When television began broadcasting to the public, the public had to adjust their viewing time to the networks’ schedules. Viewers were enticed to return to watch new episodes as an endless series of short tales with favorite characters until the characters or stories became too familiar. Except in a few instances, the series would be cancelled without a final resolution or sendoff to the characters. It was the business of television. Ninety minute movies, stretched out to two hours by added commercial breaks, was the longest form of individual storytelling available within the broadcast schedule. Then, networks discovered that viewers were willing to see more complicated storytelling within a limited number of episodes over a shorter period of time. This was a golden age for miniseries, led by Roots and Rich Man, Poor Man. However, the economics of schedule television could not support an over-abundance of miniseries and the format faded. However, cable television, VHS tape recorders and the digital revolution of DVDs, DVRs and smartphones were all evolutionary steps that would move audiences away from scheduled television, which brings us to what Robert Bianco, Tim Goodman, Brian Lowry, Mary McNamara and Matt Roush were observing now.

Per the critics, the defining series for the current evolution of how today’s audiences consume television was Netflix’s House of Cards which released all 13 episodes to its subscribers at the same time. This allowed the Netflix audience to become like the reader who stays up all night to finish a good book. The audience was able to binge view the entire series and walk away satisfied at reaching the somewhat season-ending resolution. However, one of the critics related that he was hearing from friends who were DVR’ing full seasons of other current cable series, which have been running a single complex storyline within a shorter span of ten to twelve episodes, and then binge-viewing them in one day to get that same feeling of reading an exciting book in one sitting. For viewers of Breaking Bad or Game of Thrones, each episode was like a chapter in the overall tale that needed to be viewed as a whole.

In addition, the critics noted that producers were gaining more control in creatively demanding a final season within a short span of years in order to give a complex premise a final satisfying resolution to loyal viewers. (Some credit was given to ABC’s Lost for this, although one critic claimed it was a desperation stand by the producers against the network for a series that had passed its prime.) Even for viewers willing to view the chapters weekly, the ability to follow a set of inter-connected characters through a period of conflict to its end and then move on to another satisfying story within a reasonable few months was much more preferable to being dragged along a nearly endless flow of cliff-hangers.

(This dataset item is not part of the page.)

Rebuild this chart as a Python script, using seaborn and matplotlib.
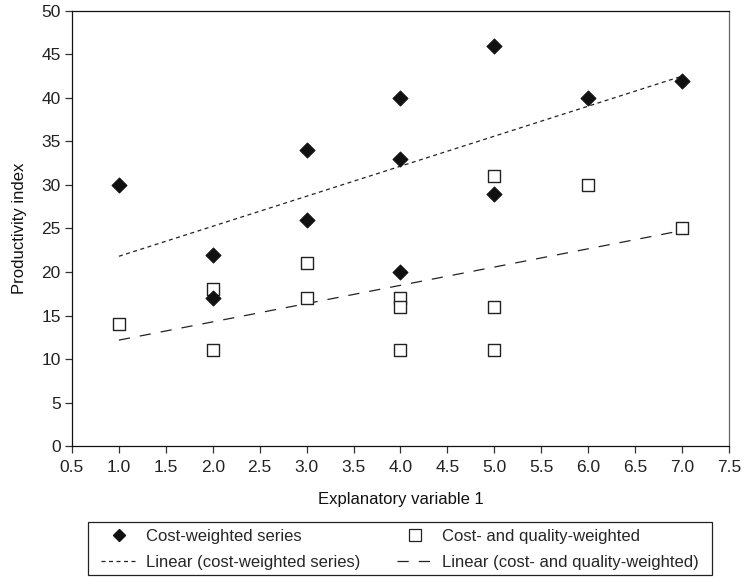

Finally, technology in the form of computer tablets and smartphones has freed the television viewer from the home. The audience can binge view the story while riding the bus, enjoying a coffee in the local café or getting that suntan at the beach, right next to the person reading an exciting novel. Soon, the viewer like the reader will have total control – when, where and how – over scheduling the enjoyment of a good complex story with fascinating characters. For now, the critics are trying to decide how to review shows going forth – one episode at a time or a full season in whole like a book. The evolution continues.